Following this, the guidelines strongly endorse distributional accounts. Heterogeneity, including differences in income and wealth, is viewed as a fundamental aspect of the household sector as a whole. According to the manual, there are non-linear economies of scale related to the size of households. Additionally, changes in the level and distribution of income not only lead to changes in the level of macro-expenditure but also in the composition of macro-expenditure. Taken together, this necessitates a ‘sub-sectoring´ of households, which not only distinguishes different types of households but also requires distributional accounts. However, the manual also points out some fundamental problems with this approach. For one thing,

´most income is earned by individuals but Consumption is undertaken by households´.

Additionally, according to the guidelines (drafted by experienced statisticians), it is challenging to combine different categorizations into analytically homogeneous sub-sectors. Making a distinction between capitalists (owners of assets) on one side and ´labour´ (people receiving a wage) on the other runs into trouble when people with high labour income also have high capital income, as mentioned by Berman and Milosevic. Despite such difficulties, the renewed insistence on distributional accounts is welcome and tallies with the work of economists like Mitchell e.a., Keynes, Kuznets, Piketty et al., as well as Berman and Milosevic and many others.

Another point is the concept of Consumption. The national accounts define, except in the case of houses, the monetary value of Consumption as the purchase of goods and services. It is clear that in the case of households, many purchased goods serve as intermediate goods used to produce the ultimate consumption goods and services. This also needs skilled labour. Take the 24 steps required to make a tarte-tatin, as I will soon have to do. Running a household requires skills and knowledge about hundreds, if not thousands, of such procedures. This means that consumer durables are a type of fixed capital with embedded technology, while also bringing unpaid household labour into the focus of discussion.

In my view, the national accounts, however, must track the money economy, meaning that household monetary purchases are a meaningful concept. This can be complemented with household balance sheets, including separate accounts for the amount, quality, and value of houses, cars, and home appliances. Prices on second-hand markets for houses, cars, etc., are readily available; there is no need at all to use, as the guidelines suggest, discounted values. However, ´raising the kids,` even when more critical than most or even all of the activities tracked by the national accounts, might be less suitable as an item for the national accounts. Even when many of the services and goods needed to do this are tracked by national accounts and related statistics, like the inflation data. The definition of these goods and services might be adapted to enable use in auxiliary household accounts.

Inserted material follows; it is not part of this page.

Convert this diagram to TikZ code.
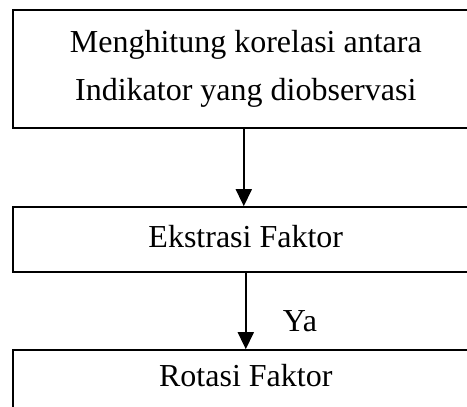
\documentclass[tikz,border=0pt]{standalone}
\usepackage{fontspec}
\setmainfont{Liberation Serif}
\usetikzlibrary{arrows.meta,positioning}
\tikzset{%
    flow_block/.style={%
        rectangle, draw=black, line width=1.6pt, minimum width=520pt, anchor=west
    },
    flow_text/.style={%
        align=center, text height=22pt, text depth=7pt, font=\fontsize{32}{48}\selectfont, xshift=-27pt
    },
    flow_label/.style={%
        rectangle, fill=white, minimum width=92pt, minimum height=58pt,
        text height=22pt, text depth=0pt, font=\fontsize{32}{38}\selectfont
    },
    flow_arrow/.style={%
        -{Triangle[length=17pt,width=16pt]}, line width=1.6pt
    },
}
\begin{document}
\begin{tikzpicture}[x=1pt, y=-1pt]
      \useasboundingbox[fill=white] (0,0) rectangle (467,407);

      \node[flow_block, minimum height=118pt,
        label={[flow_text, text height=70pt]center:Menghitung korelasi antara\\Indikator yang diobservasi}] (korelasi) at (12,69) {};
      \node[flow_block, minimum height=65pt,
        label={[flow_text]center:Ekstrasi Faktor}] (ekstraksi) at (12,239.5) {};
      \node[flow_block, minimum height=80pt,
        label={[flow_text, yshift=11pt]center:Rotasi Faktor}] (rotasi) at (12,390) {};

      \node[flow_label] (ya) at (300,320) {Ya};
      \draw [flow_arrow] ([xshift=-29pt]korelasi.south) -- ([xshift=-29pt]ekstraksi.north);
      \draw [flow_arrow] ([xshift=-27pt]ekstraksi.south) -- ([xshift=-27pt]rotasi.north);
    \end{tikzpicture}
\end{document}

Households can also be producers in the sense of the national accounts. Traditionally, this is often the case, as the guidelines state, in agriculture. Nowadays, possibly somewhat neglected by the guidelines, the production of electricity by households is non-trivial, while over the last few decades, Bed & Breakfast and comparable services have turned out to be a growing and often profitable activity. In combination with the technological progress embedded in household appliances (such as cars, washing machines, mobile phones, and LED light bulbs), a technology index for household machinery could be created. In production sectors, labour productivity (total value added divided by hours) is often used as an indicator of technological progress. In non-monetary or only slightly monetary sectors, such indicators should not be used. Cars owned by households are idle for 95% of the time. Meaning that these are used in a totally different way than cars owned by, for instance, a taxi company. Companies like Uber are changing this. But just a little. Household production has a different logic from market and monetary output.

These subjects are far from new. But it is good to see that they gain renewed importance in the new guidelines.